_Collected material_.

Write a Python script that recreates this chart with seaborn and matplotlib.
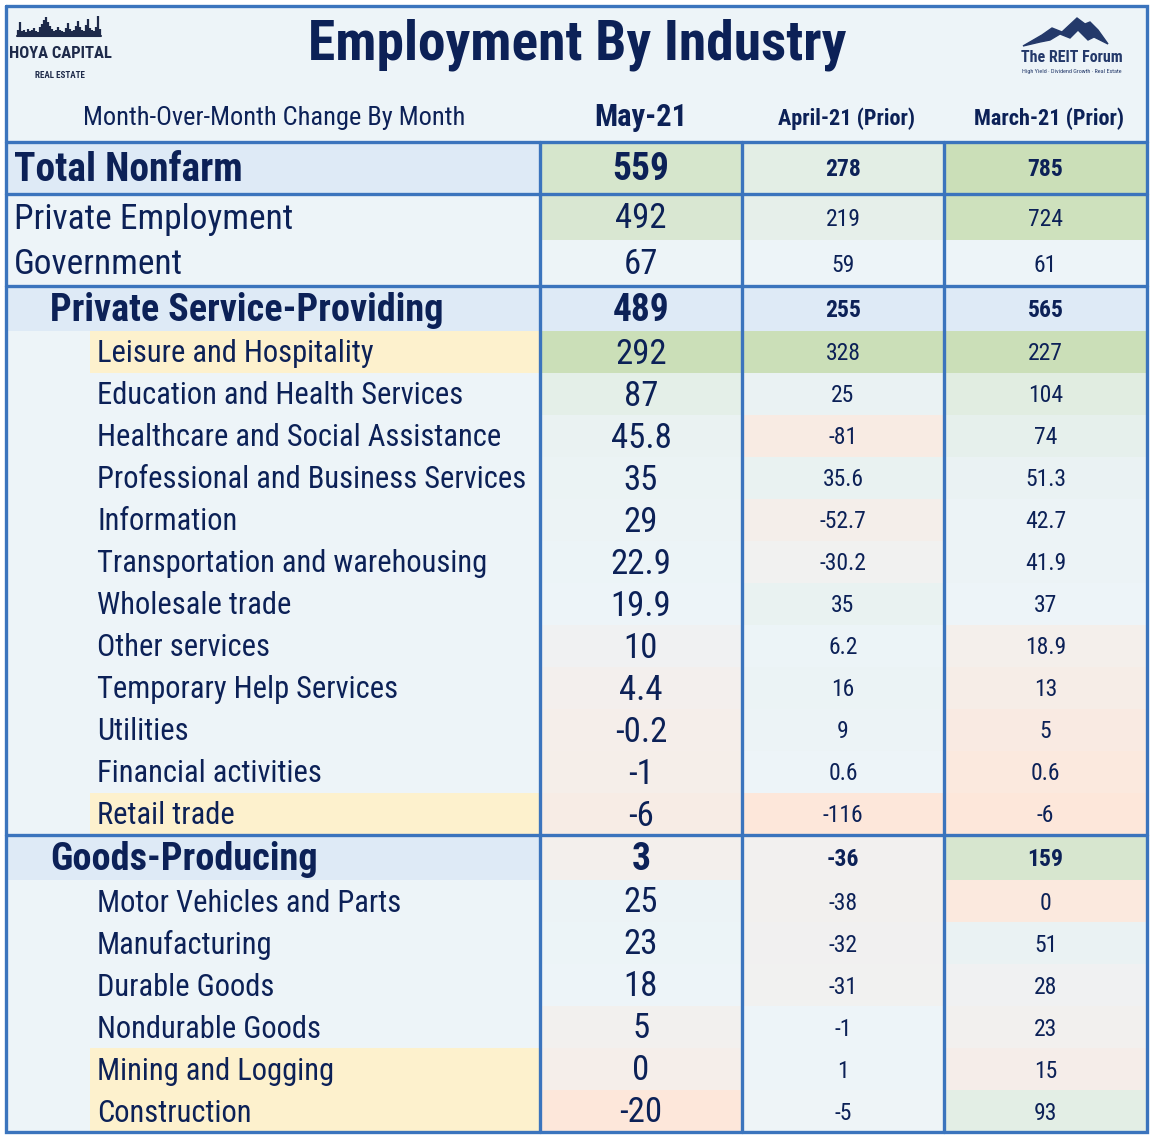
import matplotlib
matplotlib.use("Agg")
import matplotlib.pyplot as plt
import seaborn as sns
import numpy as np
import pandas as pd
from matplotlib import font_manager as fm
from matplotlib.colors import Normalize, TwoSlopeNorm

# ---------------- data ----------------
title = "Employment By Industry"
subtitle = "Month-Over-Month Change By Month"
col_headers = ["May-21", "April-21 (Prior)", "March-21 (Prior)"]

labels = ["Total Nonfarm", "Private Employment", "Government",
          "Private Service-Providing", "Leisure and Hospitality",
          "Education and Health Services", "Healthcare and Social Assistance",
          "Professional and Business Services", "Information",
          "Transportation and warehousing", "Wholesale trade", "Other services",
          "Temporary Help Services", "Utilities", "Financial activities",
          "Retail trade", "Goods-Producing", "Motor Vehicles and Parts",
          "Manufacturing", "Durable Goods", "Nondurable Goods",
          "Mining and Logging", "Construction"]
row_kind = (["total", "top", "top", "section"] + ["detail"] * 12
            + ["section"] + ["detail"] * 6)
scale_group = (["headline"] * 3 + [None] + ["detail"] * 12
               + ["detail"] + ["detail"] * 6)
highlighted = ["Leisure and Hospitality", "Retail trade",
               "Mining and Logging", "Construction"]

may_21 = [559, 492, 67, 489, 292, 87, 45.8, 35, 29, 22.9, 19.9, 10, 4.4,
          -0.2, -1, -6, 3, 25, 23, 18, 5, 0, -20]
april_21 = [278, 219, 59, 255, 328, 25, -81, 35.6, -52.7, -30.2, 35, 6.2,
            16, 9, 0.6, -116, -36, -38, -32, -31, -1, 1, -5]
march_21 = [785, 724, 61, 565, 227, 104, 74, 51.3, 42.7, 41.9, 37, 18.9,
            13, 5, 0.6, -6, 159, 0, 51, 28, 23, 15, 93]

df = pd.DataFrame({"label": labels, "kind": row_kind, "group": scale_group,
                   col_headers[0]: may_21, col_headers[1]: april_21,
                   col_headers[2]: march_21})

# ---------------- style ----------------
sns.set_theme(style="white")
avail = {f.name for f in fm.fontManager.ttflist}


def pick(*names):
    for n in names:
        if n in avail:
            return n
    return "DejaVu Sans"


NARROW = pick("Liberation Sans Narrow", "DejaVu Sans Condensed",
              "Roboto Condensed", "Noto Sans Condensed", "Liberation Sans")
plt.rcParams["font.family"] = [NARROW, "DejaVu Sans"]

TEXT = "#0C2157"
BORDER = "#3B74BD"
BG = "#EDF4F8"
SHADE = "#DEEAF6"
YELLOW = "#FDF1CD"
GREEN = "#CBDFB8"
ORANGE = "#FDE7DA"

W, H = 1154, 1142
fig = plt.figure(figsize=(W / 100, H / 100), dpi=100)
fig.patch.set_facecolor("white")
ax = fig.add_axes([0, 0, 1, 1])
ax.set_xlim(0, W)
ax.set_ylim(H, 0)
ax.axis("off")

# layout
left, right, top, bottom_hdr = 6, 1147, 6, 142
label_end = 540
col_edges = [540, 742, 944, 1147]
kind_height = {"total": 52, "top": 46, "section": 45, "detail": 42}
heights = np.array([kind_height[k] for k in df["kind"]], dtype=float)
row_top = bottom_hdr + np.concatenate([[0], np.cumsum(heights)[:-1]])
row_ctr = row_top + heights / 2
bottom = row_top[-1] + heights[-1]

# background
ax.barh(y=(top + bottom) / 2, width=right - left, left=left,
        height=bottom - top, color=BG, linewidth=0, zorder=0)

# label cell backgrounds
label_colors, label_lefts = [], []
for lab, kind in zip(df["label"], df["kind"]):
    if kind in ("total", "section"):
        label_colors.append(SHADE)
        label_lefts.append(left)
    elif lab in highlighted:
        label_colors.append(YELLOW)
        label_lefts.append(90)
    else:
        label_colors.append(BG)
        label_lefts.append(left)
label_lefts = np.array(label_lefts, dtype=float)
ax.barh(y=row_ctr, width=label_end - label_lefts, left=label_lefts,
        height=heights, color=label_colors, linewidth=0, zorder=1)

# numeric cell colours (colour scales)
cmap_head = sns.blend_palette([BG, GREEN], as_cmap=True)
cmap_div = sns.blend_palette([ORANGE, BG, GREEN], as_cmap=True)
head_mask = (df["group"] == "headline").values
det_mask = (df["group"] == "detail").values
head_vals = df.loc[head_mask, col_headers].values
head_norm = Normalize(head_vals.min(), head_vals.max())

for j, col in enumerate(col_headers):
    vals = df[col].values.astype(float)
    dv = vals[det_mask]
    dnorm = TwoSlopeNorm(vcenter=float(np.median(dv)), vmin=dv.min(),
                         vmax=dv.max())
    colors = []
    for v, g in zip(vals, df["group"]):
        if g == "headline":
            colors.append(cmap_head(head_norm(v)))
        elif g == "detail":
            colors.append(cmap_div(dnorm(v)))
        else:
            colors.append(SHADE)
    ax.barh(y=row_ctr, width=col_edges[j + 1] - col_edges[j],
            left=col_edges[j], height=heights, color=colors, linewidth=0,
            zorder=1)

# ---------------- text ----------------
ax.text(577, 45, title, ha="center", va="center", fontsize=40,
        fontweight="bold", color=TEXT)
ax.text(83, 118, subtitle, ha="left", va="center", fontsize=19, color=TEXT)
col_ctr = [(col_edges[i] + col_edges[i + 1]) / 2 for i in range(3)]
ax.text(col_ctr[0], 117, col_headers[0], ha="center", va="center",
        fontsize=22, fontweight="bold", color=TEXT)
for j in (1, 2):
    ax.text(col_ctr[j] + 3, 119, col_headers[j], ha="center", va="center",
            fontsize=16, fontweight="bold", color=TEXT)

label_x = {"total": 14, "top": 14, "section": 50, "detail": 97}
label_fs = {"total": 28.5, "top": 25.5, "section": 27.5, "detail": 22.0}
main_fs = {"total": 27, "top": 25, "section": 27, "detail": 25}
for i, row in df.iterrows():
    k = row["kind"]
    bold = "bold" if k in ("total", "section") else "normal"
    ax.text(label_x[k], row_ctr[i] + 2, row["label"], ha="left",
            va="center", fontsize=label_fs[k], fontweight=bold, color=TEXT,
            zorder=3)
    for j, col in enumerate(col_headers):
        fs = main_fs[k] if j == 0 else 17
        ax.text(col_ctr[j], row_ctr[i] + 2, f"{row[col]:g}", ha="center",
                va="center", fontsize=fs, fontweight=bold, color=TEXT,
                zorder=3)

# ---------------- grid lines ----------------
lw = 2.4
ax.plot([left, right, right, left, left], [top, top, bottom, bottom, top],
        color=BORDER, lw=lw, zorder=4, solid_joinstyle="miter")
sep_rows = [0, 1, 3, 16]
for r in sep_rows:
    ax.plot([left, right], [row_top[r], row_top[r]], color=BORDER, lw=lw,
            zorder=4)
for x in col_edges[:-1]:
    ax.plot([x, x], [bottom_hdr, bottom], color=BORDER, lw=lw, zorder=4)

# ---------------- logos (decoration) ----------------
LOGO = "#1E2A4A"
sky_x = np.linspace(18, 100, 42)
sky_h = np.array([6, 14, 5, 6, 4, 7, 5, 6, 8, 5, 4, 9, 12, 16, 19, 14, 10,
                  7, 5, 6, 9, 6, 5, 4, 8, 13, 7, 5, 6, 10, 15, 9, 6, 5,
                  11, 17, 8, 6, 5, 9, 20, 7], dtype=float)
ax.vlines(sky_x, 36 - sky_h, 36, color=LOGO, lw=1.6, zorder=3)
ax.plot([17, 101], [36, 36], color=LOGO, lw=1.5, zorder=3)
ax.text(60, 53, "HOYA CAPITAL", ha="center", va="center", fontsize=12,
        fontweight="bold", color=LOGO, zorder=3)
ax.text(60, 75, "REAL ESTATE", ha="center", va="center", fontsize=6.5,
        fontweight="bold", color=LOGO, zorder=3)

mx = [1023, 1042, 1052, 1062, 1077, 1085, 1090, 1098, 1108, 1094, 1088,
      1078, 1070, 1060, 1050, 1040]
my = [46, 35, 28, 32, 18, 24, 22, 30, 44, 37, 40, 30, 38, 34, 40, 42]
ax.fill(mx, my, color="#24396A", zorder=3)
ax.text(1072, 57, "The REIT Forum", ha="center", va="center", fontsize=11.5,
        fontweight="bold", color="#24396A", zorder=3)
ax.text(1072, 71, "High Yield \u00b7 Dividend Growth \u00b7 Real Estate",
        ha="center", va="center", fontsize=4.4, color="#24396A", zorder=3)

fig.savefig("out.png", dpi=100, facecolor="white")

_Problem to work on_.
Give again exactly the lines running from the beginning of the material above through the line that contains "from matplotlib.colors import", and leave out every picture.

_Task result_.
Write a Python script that recreates this chart with seaborn and matplotlib.
import matplotlib
matplotlib.use("Agg")
import matplotlib.pyplot as plt
import seaborn as sns
import numpy as np
import pandas as pd
from matplotlib import font_manager as fm
from matplotlib.colors import Normalize, TwoSlopeNorm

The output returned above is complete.